I mercati guardano alla Spagna e al perimetro degli aiuti che saranno concessi — e delle condizioni che saranno richieste — dall’Europa. Una delle incognite riguarda il meccanismo che interverrà  nel sostegno, se cioè il vecchio Fondo salva Stati (Efsf) oppure il nuovo fondo permanente (Esm). Le conseguenze sarebbero diverse sia per i mercati sia per i conti pubblici dei Paesi dell’eurozona. La scelta dell’Esm, che peraltro non è ancora operativo, conferirebbe al finanziamento concesso un più forte carattere di credito privilegiato, penalizzando gli altri prestatori privati a valere sul debito spagnolo. E quindi è vista con preoccupazione dagli investitori. L’uso del nuovo meccanismo peserebbe però meno sugli altri Paesi, che hanno già  contabilizzato i versamenti pro quota del capitale, come ha fatto l’Italia che quest’anno verserà  all’Esm 5,6 miliardi. Se invece a intervenire fosse l’Efsf, come è stato già  per Irlanda, Portogallo e Grecia, gli Stati dell’eurozona dovranno garantire le nuove operazioni. Ciò vuol dire che quando fosse definito con precisione il fabbisogno della Spagna, questo verrebbe trasferito nel debito degli altri Paesi ognuno secondo la propria quota. Quella dell’Italia è del 19,8%, che andrebbe ad aumentare gli stanziamenti già  previsti per gli aiuti agli altri Paesi europei, pari a 29,5 miliardi nel 2012 più i 5,6 miliardi per l’Esm (che si aggiungono ai 13,1 miliardi erogati nel 2010 e 2011). Facile capire che l’Italia, guardando ai suoi conti pubblici, tifi fortemente per l’Esm, contrariamente alla Spagna.
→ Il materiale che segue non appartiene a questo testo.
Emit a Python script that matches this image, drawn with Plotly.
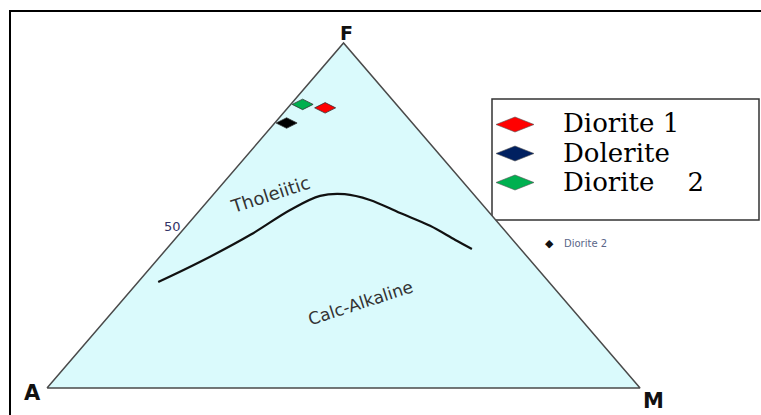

L’incertezza comunque non fa bene ai mercati. E alle Borse europee, che con l’eccezione di Francoforte (rimasta in vantaggio dello 0,17%) hanno tutte chiuso in rosso anche se lieve. Milano è andata nettamente peggio, scivolando sotto del 2,79% zavorrata dai titoli bancari che nel complesso hanno perso il 5% con Unicredit, caduta dell’8,81% a fare da apripista. Su Piazza Affari è piombata la paura del contagio, favorita dai report negativi di alcune grosse banche di investimento internazionali, anche se il sistema del credito italiano è decisamente più in buona salute di quello spagnolo, coinvolto nello scoppio della bolla immobiliare. Tanto che la Bce, secondo Reuters, avrebbe chiesto a Madrid di riesaminare e rafforzare i piani per la creazione di una bad bank in cui far confluire — e quindi isolare — gli asset immobiliari a rischio in pancia agli istituti iberici, per poi venderli.